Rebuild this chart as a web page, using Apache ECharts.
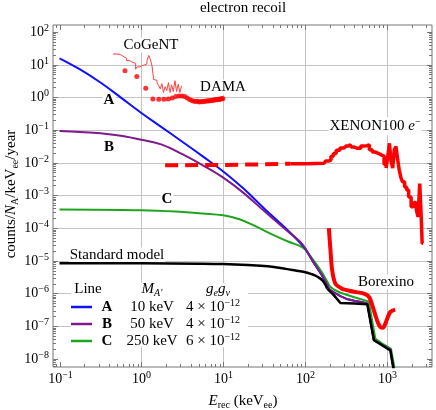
<!DOCTYPE html>
<html>
<head>
<meta charset="utf-8">
<script src="https://cdn.jsdelivr.net/npm/echarts@6/dist/echarts.min.js"></script>
<style>
  html, body { margin: 0; padding: 0; background: #fff; }
  #main { width: 436px; height: 410px; }
</style>
</head>
<body>
<div id="main"></div>
<script>
// frame of the plot (keV_ee, counts/N_A/keV_ee/year)
const xRange = [0.0832, 3548];
const yRange = [5.62e-9, 162];

// decades that get a label, decades that get a grid line
const xTickExp = [-1, 0, 1, 2, 3];
const yTickExp = [-8, -7, -6, -5, -4, -3, -2, -1, 0, 1, 2];
const xGridExp = [0, 1, 2, 3];
const yGridExp = [-7, -6, -5, -4, -3, -2, -1, 0, 1];

// line A  (M = 10 keV), smooth part
const aE    = [0.1, 0.178, 0.316, 0.562, 1, 1.78, 3.16, 5.62, 10, 17.8, 31.6, 56.2, 79.4, 100];
const aRate = [15.5, 7.08, 2.82, 0.977, 0.331, 0.120, 0.0437, 0.0155, 5.37e-3, 1.58e-3, 3.98e-4, 1.05e-4, 4.47e-5, 2.4e-5];
// line B  (M = 50 keV), smooth part
const bE    = [0.1, 0.178, 0.316, 0.562, 1, 1.78, 3.16, 5.62, 10, 17.8, 31.6, 56.2, 87, 100];
const bRate = [0.093, 0.087, 0.079, 0.066, 0.050, 0.0355, 0.0182, 8.3e-3, 3.47e-3, 1.17e-3, 3.3e-4, 9.5e-5, 3.8e-5, 2.4e-5];
// common high-energy tail of A and B
const tailE    = [100, 126, 158, 200, 224, 270, 320, 400, 500, 575, 692, 890, 1100, 1200, 1300];
const tailRate = [2.4e-5, 9.0e-6, 3.8e-6, 1.3e-6, 1.07e-6, 8.3e-7, 6.8e-7, 6.0e-7, 5.4e-7, 4.9e-7, 3.8e-8, 2.6e-8, 1.9e-8, 5e-9, 1.3e-9];
// line C  (M = 250 keV)
const cE    = [0.1, 1, 3.2, 5.6, 10, 15.8, 25, 40, 63, 87, 100, 126, 158, 200];
const cRate = [3.7e-4, 3.5e-4, 3.1e-4, 2.8e-4, 2.45e-4, 1.86e-4, 1.12e-4, 6.3e-5, 3.8e-5, 2.8e-5, 2.2e-5, 1.05e-5, 4.7e-6, 1.66e-6];
const cTailE    = [200, 224, 270, 400, 600, 720, 900, 1120, 1230, 1330];
const cTailRate = [1.66e-6, 1.32e-6, 1.05e-6, 7.6e-7, 5.6e-7, 4.2e-8, 2.8e-8, 2.0e-8, 5.6e-9, 1.4e-9];
// standard model
const smE    = [0.1, 1, 5, 10, 20, 35, 50, 70, 95, 120, 140, 165, 186];
const smRate = [8.3e-6, 8.3e-6, 8.1e-6, 7.9e-6, 7.4e-6, 6.8e-6, 6.0e-6, 5.2e-6, 4.6e-6, 3.9e-6, 3.3e-6, 2.4e-6, 1.4e-6];
const smTailE    = [186, 224, 270, 400, 575, 692, 890, 1100, 1200, 1300];
const smTailRate = [1.4e-6, 8.9e-7, 5.1e-7, 4.9e-7, 4.7e-7, 3.7e-8, 2.5e-8, 1.8e-8, 5e-9, 1.3e-9];

// CoGeNT
const cogeE    = [0.45, 0.50, 0.55, 0.60, 0.66, 0.72, 0.79, 0.85, 0.89, 0.95, 1.02, 1.10, 1.17, 1.23, 1.29, 1.35, 1.41, 1.48, 1.55, 1.62, 1.70, 1.78, 1.86, 1.95, 2.04, 2.14, 2.24, 2.34, 2.45, 2.57, 2.69, 2.82, 2.95, 3.09];
const cogeRate = [21, 20.4, 17.8, 15.5, 13.2, 11.5, 11.0, 7.2, 8.5, 9.3, 9.8, 10.5, 13.2, 19, 14, 8.9, 3.5, 3.3, 2.8, 2.3, 1.8, 2.6, 1.4, 2.1, 1.6, 2.8, 1.4, 2.4, 1.5, 3.2, 1.5, 2.5, 1.4, 2.2];
// DAMA
const damaE    = [0.63, 0.88, 1.13, 1.38, 1.63, 1.88, 2.13, 2.38, 2.63, 2.88, 3.13, 3.38, 3.63, 3.88, 4.13, 4.38, 4.63, 4.88, 5.13, 5.38, 5.63, 5.88, 6.13, 6.38, 6.63, 6.88, 7.13, 7.38, 7.63, 7.88, 8.13, 8.38, 8.63, 8.88, 9.13, 9.38, 9.63, 9.88];
const damaRate = [6.5, 4.3, 1.9, 0.89, 0.87, 0.87, 0.89, 0.95, 1.05, 1.1, 1.1, 1.05, 0.95, 0.85, 0.80, 0.76, 0.74, 0.75, 0.72, 0.74, 0.73, 0.76, 0.75, 0.78, 0.77, 0.79, 0.78, 0.81, 0.83, 0.82, 0.85, 0.84, 0.87, 0.86, 0.89, 0.88, 0.91, 0.90];
// XENON100 e- (dashed below threshold, solid above)
const xeDashE    = [1.95, 10, 32, 66];
const xeDashRate = [8.3e-3, 8.5e-3, 8.9e-3, 9.3e-3];
const xeE    = [66, 170, 186, 200, 214, 229, 251, 282, 316, 355, 380, 417, 457, 501, 550, 589, 631, 692, 759, 832, 891, 955, 1000, 1047, 1096, 1148, 1202, 1259, 1318, 1380, 1445, 1514, 1585, 1698, 1778, 1905, 2042, 2138, 2239, 2344, 2455, 2570, 2630, 2754];
const xeRate = [9.3e-3, 9.5e-3, 0.0112, 0.012, 0.0158, 0.019, 0.024, 0.028, 0.032, 0.035, 0.030, 0.0275, 0.0275, 0.032, 0.033, 0.035, 0.025, 0.021, 0.019, 0.017, 0.0158, 8.9e-3, 6.8e-3, 0.0158, 0.039, 0.0112, 6.8e-3, 0.025, 0.031, 0.0126, 5.9e-3, 3.5e-3, 2.6e-3, 1.8e-3, 1.45e-3, 8.9e-4, 4.5e-4, 5.6e-4, 6.3e-4, 3.5e-4, 2.2e-4, 2.3e-3, 3.5e-4, 3.4e-5];
// Borexino
const boreE    = [195, 204, 214, 234, 282, 324, 398, 513, 589, 631, 724, 776, 832, 891, 955, 1096, 1259];
const boreRate = [1e-4, 2.1e-5, 5.1e-6, 2.0e-6, 1.4e-6, 1.26e-6, 1.12e-6, 1.0e-6, 8.3e-7, 6.2e-7, 2.1e-7, 1.26e-7, 9.3e-8, 8.9e-8, 1.2e-7, 2.7e-7, 3.2e-7];

const SERIF = "'Liberation Serif','Times New Roman',serif";
const gridColor = '#c4c4c4';
const tickColor = '#777';
const BLUE = '#1010ff', PURPLE = '#7d1a8c', GREEN = '#1ea51e';

const pair = (xs, ys) => xs.map((x, i) => [x, ys[i]]);
const supText = e => '{b|10}{s|' + (e < 0 ? '\u2212' + (-e) : e) + '}';
const tickRich = {
  b: { fontSize: 14, fontFamily: SERIF, lineHeight: 18, fill: '#000' },
  s: { fontSize: 10, fontFamily: SERIF, lineHeight: 10, verticalAlign: 'top', fill: '#000' }
};

function minorTicks(lo, hi) {
  const out = [];
  for (let d = -10; d <= 4; d++) {
    for (let k = 2; k <= 9; k++) {
      const v = k * Math.pow(10, d);
      if (v > lo && v < hi) out.push(v);
    }
  }
  return out;
}

// frame ticks, grid lines and tick labels
function renderAxes(params, api) {
  const cs = params.coordSys;
  const L = cs.x, T = cs.y, R = cs.x + cs.width, B = cs.y + cs.height;
  const kids = [];
  const ln = (x1, y1, x2, y2, c) => kids.push({
    type: 'line', shape: { x1, y1, x2, y2 }, style: { stroke: c, lineWidth: 1 }
  });
  const px = v => Math.round(api.coord([v, 1])[0]) + 0.5;
  const py = v => Math.round(api.coord([1, v])[1]) + 0.5;

  xGridExp.forEach(e => { const x = px(Math.pow(10, e)); ln(x, T, x, B, gridColor); });
  yGridExp.forEach(e => { const y = py(Math.pow(10, e)); ln(L, y, R, y, gridColor); });

  xTickExp.forEach(e => {
    const x = px(Math.pow(10, e));
    ln(x, B, x, B - 5, tickColor); ln(x, T, x, T + 5, tickColor);
    kids.push({ type: 'text', x: x, y: B + 12,
      style: { text: supText(e), rich: tickRich, align: 'center', verticalAlign: 'middle' } });
  });
  minorTicks(xRange[0], xRange[1]).forEach(v => {
    const x = px(v);
    ln(x, B, x, B - 3, tickColor); ln(x, T, x, T + 3, tickColor);
  });
  yTickExp.forEach(e => {
    const y = py(Math.pow(10, e));
    ln(L, y, L + 5, y, tickColor); ln(R, y, R - 5, y, tickColor);
    kids.push({ type: 'text', x: L - 4, y: y,
      style: { text: supText(e), rich: tickRich, align: 'right', verticalAlign: 'middle' } });
  });
  minorTicks(yRange[0], yRange[1]).forEach(v => {
    const y = py(v);
    ln(L, y, L + 3, y, tickColor); ln(R, y, R - 3, y, tickColor);
  });
  return { type: 'group', children: kids };
}

const lineSeries = (name, data, color, width, z, extra) => Object.assign({
  name, type: 'line', data, showSymbol: false, z,
  lineStyle: { color, width }, itemStyle: { color }, silent: true
}, extra || {});
const smoothed = { smooth: 0.4 };

const textEl = (x, y, text, rich, extra) => ({
  type: 'text', x, y, z: 2,
  style: Object.assign({ text, rich, fontFamily: SERIF, fontSize: 15, fill: '#000',
    align: 'center', verticalAlign: 'middle' }, extra || {})
});

const annRich = {
  n: { fontSize: 15, fontFamily: SERIF, lineHeight: 18, fill: '#000' },
  i: { fontSize: 15, fontFamily: SERIF, fontStyle: 'italic', lineHeight: 18, fill: '#000' },
  bo: { fontSize: 15, fontFamily: SERIF, fontWeight: 'bold', lineHeight: 18, fill: '#000' },
  sup: { fontSize: 10, fontFamily: SERIF, lineHeight: 10, verticalAlign: 'top', fill: '#000' },
  sub: { fontSize: 10, fontFamily: SERIF, lineHeight: 10, verticalAlign: 'bottom', fill: '#000' },
  subi: { fontSize: 10, fontFamily: SERIF, fontStyle: 'italic', lineHeight: 10, verticalAlign: 'bottom', fill: '#000' }
};
const boxed = { backgroundColor: '#fff', padding: [0, 1] };

const chart = echarts.init(document.getElementById('main'));
chart.setOption({
  animation: false,
  backgroundColor: '#fff',
  grid: { left: 53, top: 25, width: 379, height: 342, show: true, borderColor: '#777', borderWidth: 1 },
  xAxis: { type: 'log', logBase: 10, min: xRange[0], max: xRange[1],
    axisLine: { show: false }, axisTick: { show: false }, axisLabel: { show: false }, splitLine: { show: false } },
  yAxis: { type: 'log', logBase: 10, min: yRange[0], max: yRange[1],
    axisLine: { show: false }, axisTick: { show: false }, axisLabel: { show: false }, splitLine: { show: false } },
  series: [
    { type: 'custom', renderItem: renderAxes, data: [[1, 1]], z: 0, clip: false, silent: true },
    lineSeries('C', pair(cE, cRate), GREEN, 2, 3, smoothed),
    lineSeries('C tail', pair(cTailE, cTailRate), GREEN, 2, 3),
    lineSeries('A', pair(aE, aRate), BLUE, 2, 4, smoothed),
    lineSeries('A tail', pair(tailE, tailRate), BLUE, 2, 4),
    lineSeries('B', pair(bE, bRate), PURPLE, 2, 5, smoothed),
    lineSeries('B tail', pair(tailE, tailRate), PURPLE, 2, 5),
    lineSeries('Standard model', pair(smE, smRate), '#000', 2.5, 6, smoothed),
    lineSeries('Standard model tail', pair(smTailE, smTailRate), '#000', 2.5, 6),
    lineSeries('CoGeNT', pair(cogeE, cogeRate), '#ff4040', 1, 7, { step: 'end' }),
    { name: 'DAMA', type: 'scatter', data: pair(damaE, damaRate), symbolSize: 5, z: 7, silent: true,
      itemStyle: { color: '#ff0000' } },
    lineSeries('XENON100 dashed', pair(xeDashE, xeDashRate), '#ff0000', 4, 7,
      { lineStyle: { color: '#ff0000', width: 4, type: [13, 7] } }),
    lineSeries('XENON100', pair(xeE, xeRate), '#ff0000', 3.5, 7, { step: 'middle' }),
    lineSeries('Borexino', pair(boreE, boreRate), '#ff0000', 4, 8, { smooth: 0.3 })
  ],
  graphic: [
    textEl(243, 8, 'electron recoil'),
    // axis titles
    textEl(243, 401, '{i|E}{sub|rec}{n| (keV}{sub|ee}{n|)}', annRich),
    Object.assign(textEl(11, 194, '{n|counts/}{i|N}{sub|A}{n|/keV}{sub|ee}{n|/year}', annRich), { rotation: Math.PI / 2 }),
    // annotations
    textEl(151, 45, 'CoGeNT', null, boxed),
    textEl(223, 87, 'DAMA', null, boxed),
    textEl(375, 126, '{n|XENON100 }{i|e}{sup|\u2212}', annRich, boxed),
    textEl(386, 282, 'Borexino', null, boxed),
    textEl(117, 255, 'Standard model', null, boxed),
    textEl(109, 100, '{bo|A}', annRich, boxed),
    textEl(109, 147, '{bo|B}', annRich, boxed),
    textEl(167, 199, '{bo|C}', annRich, boxed),
    // legend table
    { type: 'rect', z: 2, shape: { x: 71, y: 283, width: 177, height: 64 }, style: { fill: '#fff' } },
    textEl(88, 289, 'Line'),
    textEl(152, 289, '{i|M}{subi|A\u2032}', annRich),
    textEl(218, 289, '{i|g}{subi|e}{i|g}{subi|\u03bd}', annRich),
    { type: 'line', z: 3, shape: { x1: 71, y1: 307, x2: 92, y2: 307 }, style: { stroke: BLUE, lineWidth: 2.5 } },
    { type: 'line', z: 3, shape: { x1: 71, y1: 324, x2: 92, y2: 324 }, style: { stroke: PURPLE, lineWidth: 2.5 } },
    { type: 'line', z: 3, shape: { x1: 71, y1: 341, x2: 92, y2: 341 }, style: { stroke: GREEN, lineWidth: 2.5 } },
    textEl(107, 307, '{bo|A}', annRich),
    textEl(107, 324, '{bo|B}', annRich),
    textEl(107, 341, '{bo|C}', annRich),
    textEl(152, 307, '10 keV'),
    textEl(152, 324, '50 keV'),
    textEl(152, 341, '250 keV'),
    textEl(213, 307, '{n|4 \u00d7 10}{sup|\u221212}', annRich),
    textEl(213, 324, '{n|4 \u00d7 10}{sup|\u221212}', annRich),
    textEl(213, 341, '{n|6 \u00d7 10}{sup|\u221212}', annRich)
  ]
});
</script>
</body>
</html>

_DIRECTIONS_
Leave out any pictures, please, and quote only the lines from the top of the data through the line that contains "-3, -2, -1, 0, 1];".

_ANSWER_
Rebuild this chart as a web page, using Apache ECharts.
<!DOCTYPE html>
<html>
<head>
<meta charset="utf-8">
<script src="https://cdn.jsdelivr.net/npm/echarts@6/dist/echarts.min.js"></script>
<style>
  html, body { margin: 0; padding: 0; background: #fff; }
  #main { width: 436px; height: 410px; }
</style>
</head>
<body>
<div id="main"></div>
<script>
// frame of the plot (keV_ee, counts/N_A/keV_ee/year)
const xRange = [0.0832, 3548];
const yRange = [5.62e-9, 162];

// decades that get a label, decades that get a grid line
const xTickExp = [-1, 0, 1, 2, 3];
const yTickExp = [-8, -7, -6, -5, -4, -3, -2, -1, 0, 1, 2];
const xGridExp = [0, 1, 2, 3];
const yGridExp = [-7, -6, -5, -4, -3, -2, -1, 0, 1];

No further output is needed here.